A reclamation of the female figure is important to Park, who was raised in a traditionally patriarchal Catholic household in Korea. Her childhood notebooks of drawings functioned as means to assert her feminine agency. She kept these notebooks private, often gluing the pages together to hide certain images. As she recalls, “I was drawing some sexual images, what one would deem as forbidden stuff. It was a way of rebelling and asserting myself, I guess.” On her observation of the male gaze in Korean society, she fondly remembers time spent with her mother in traditional Korean baths, remarking that they are “this liberating zone where, unlike in everyday life in Korea, women can be nude without being sexualized by the presence and gaze of men.”

Caroline Walker, Island Resort, 2014. Evening & Day Editions, London.

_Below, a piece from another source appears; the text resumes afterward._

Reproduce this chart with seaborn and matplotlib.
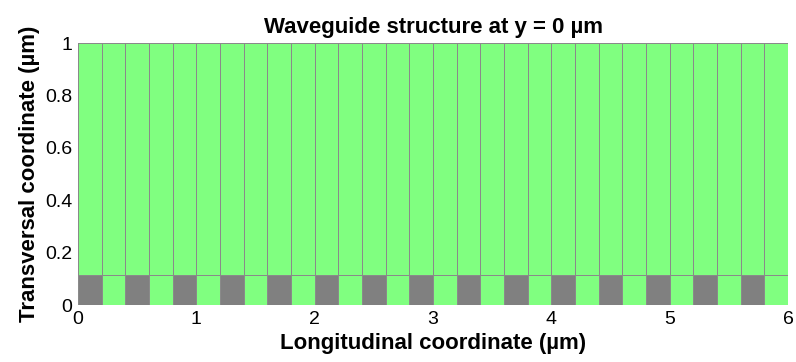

The notion of the gaze is crucial to Caroline Walker’s work, whose self-possessed female subjects often appear oblivious to or unfazed by the viewer’s presence. Our presence in her scenes is intentionally amplified by the scale of her surfaces. Like many artists, Walker has also pointed out differences in the understanding of her work from male and female viewers, noting that women “see themselves in those positions, whereas, I suppose, men are approaching it more objectively, as an onlooker.” She further notes that she is interested in “the relationship between women, or how women perpetuate their own position in a patriarchal society.”

The result are images that seem to specifically place us as voyeuristic protagonists in the scenes. The unnerving position we find ourselves in as viewers serves as a direct reminder to confront the perspective of our own gaze. As Lucy Lippard so succinctly points out, “It’s a subtle abyss that separates men’s use of women for sexual titillation from women’s use of women to expose that insult.”